Par ailleurs, nous nous félicitons que notre camarade Nicolas Sansu ait été nommé rapporteur de la commission d’enquête parlementaire sur les effets de la baisse des concours de l’État aux collectivités locales, que nous n’avons cessé de combattre car réduire les moyens des collectivités, c’est réduire les moyens du premier investisseur public de notre pays !
M. Dominique Lefebvre. Les moyens des collectivités ne sont pas réduits, ils sont stabilisés !
M. Gaby Charroux. La réalité économique de notre territoire nous donne raison. L’activité se contracte et l’emploi est sous tension.
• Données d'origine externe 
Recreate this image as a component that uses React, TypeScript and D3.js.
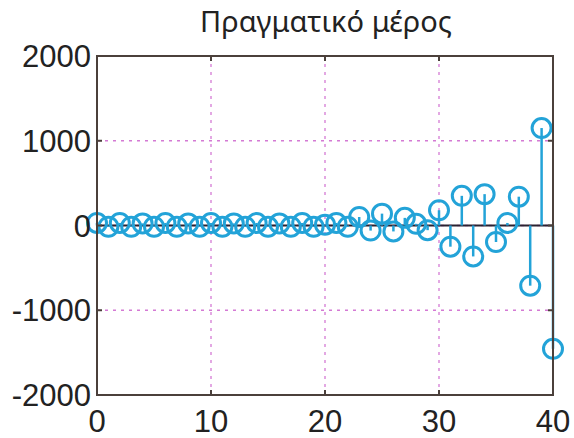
import React from "react";
import * as d3 from "d3";

const title = "Πραγματικό μέρος";
const xTicks = [0, 10, 20, 30, 40];
const yTicks = [-2000, -1000, 0, 1000, 2000];
const nValues = [
  0, 1, 2, 3, 4, 5, 6, 7, 8, 9, 10, 11, 12, 13, 14, 15, 16, 17, 18, 19, 20,
  21, 22, 23, 24, 25, 26, 27, 28, 29, 30, 31, 32, 33, 34, 35, 36, 37, 38, 39, 40,
];
const realValues = [
  30, -15, 30, -15, 25, -15, 30, -15, 25, -15, 30, -15, 25, -15, 30, -15, 25,
  -15, 30, -15, 10, 30, -15, 100, -60, 140, -70, 90, 20, -55, 180, -250, 350,
  -365, 370, -195, 30, 340, -710, 1150, -1455,
];

const W = 574;
const H = 438;
const L = 97;
const R = 553;
const T = 56;
const B = 395;

export default function App() {
  const x = d3.scaleLinear().domain([0, 40]).range([L, R]);
  const y = d3.scaleLinear().domain([-2000, 2000]).range([B, T]);
  const blue = "#23a3d8";
  const axisColor = "#4b403b";
  const gridColor = "#d47ad4";
  const font = "'Liberation Sans', Arial, sans-serif";
  return (
    <svg
      width={W}
      height={H}
      style={{ position: "absolute", left: 0, top: 0, background: "#fff" }}
    >
      {/* grid */}
      {xTicks.slice(1, -1).map((t) => (
        <line
          key={"gx" + t}
          x1={x(t)}
          x2={x(t)}
          y1={T}
          y2={B}
          stroke={gridColor}
          strokeWidth={1.3}
          strokeDasharray="3,5"
        />
      ))}
      {yTicks.slice(1, -1).map((t) => (
        <line
          key={"gy" + t}
          x1={L}
          x2={R}
          y1={y(t)}
          y2={y(t)}
          stroke={gridColor}
          strokeWidth={1.3}
          strokeDasharray="3,5"
        />
      ))}
      {/* baseline */}
      <line x1={x(0)} x2={x(40)} y1={y(0)} y2={y(0)} stroke="#2a2230" strokeWidth={2} />
      {/* stems */}
      {nValues.map((n, i) => (
        <line
          key={"s" + n}
          x1={x(n)}
          x2={x(n)}
          y1={y(0)}
          y2={y(realValues[i])}
          stroke={blue}
          strokeWidth={2.5}
        />
      ))}
      {nValues.map((n, i) => (
        <circle
          key={"c" + n}
          cx={x(n)}
          cy={y(realValues[i])}
          r={9.5}
          fill="none"
          stroke={blue}
          strokeWidth={3}
        />
      ))}
      {/* axes box */}
      <rect
        x={L}
        y={T}
        width={R - L}
        height={B - T}
        fill="none"
        stroke={axisColor}
        strokeWidth={2}
      />
      {/* ticks */}
      {xTicks.map((t) => (
        <g key={"tx" + t}>
          <line x1={x(t)} x2={x(t)} y1={B} y2={B - 5} stroke={axisColor} strokeWidth={2} />
          <line x1={x(t)} x2={x(t)} y1={T} y2={T + 5} stroke={axisColor} strokeWidth={2} />
          <text
            x={x(t)}
            y={B + 37}
            textAnchor="middle"
            fontFamily={font}
            fontSize={31}
            fill="#222"
          >
            {t}
          </text>
        </g>
      ))}
      {yTicks.map((t) => (
        <g key={"ty" + t}>
          <line x1={L} x2={L + 5} y1={y(t)} y2={y(t)} stroke={axisColor} strokeWidth={2} />
          <line x1={R} x2={R - 5} y1={y(t)} y2={y(t)} stroke={axisColor} strokeWidth={2} />
          <text
            x={L - 6}
            y={y(t) + 11}
            textAnchor="end"
            fontFamily={font}
            fontSize={31}
            fill="#222"
          >
            {t}
          </text>
        </g>
      ))}
      <text
        x={326}
        y={32}
        textAnchor="middle"
        fontFamily="'Noto Sans', 'Open Sans', sans-serif"
        fontSize={29}
        fill="#222"
      >
        {title}
      </text>
    </svg>
  );
}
Nous entendons donc faire toute la lumière sur les conséquences de la diminution de la DGF. En tout état de cause, nous proposerons une nouvelle fois de revenir sur cette baisse des moyens alloués à nos territoires.
Enfin, la lutte contre la fraude et l’évasion fiscale doit être considérablement renforcée. Nous proposerons donc le renforcement des moyens accordés aux services fiscaux et douaniers car ils sont loin d’être suffisants.
La filialisation dans des paradis fiscaux à laquelle ont recours les grands groupes doit également être combattue. Nous proposerons des mesures concrètes en matière de transparence, mais aussi de sanctions. D’autres propositions viendront compléter celles que j’ai évoquées, relatives en particulier à la taxe sur les transactions financières.
Les recettes libérales échouent dans notre pays et ailleurs en Europe. Nous participerons au débat budgétaire dans un esprit constructif mais animés de la profonde conviction qu’il est urgent que notre pays et le continent changent de cap au profit d’une croissance basée sur la transition écologique, l’amélioration du pouvoir d’achat et la justice sociale et fiscale.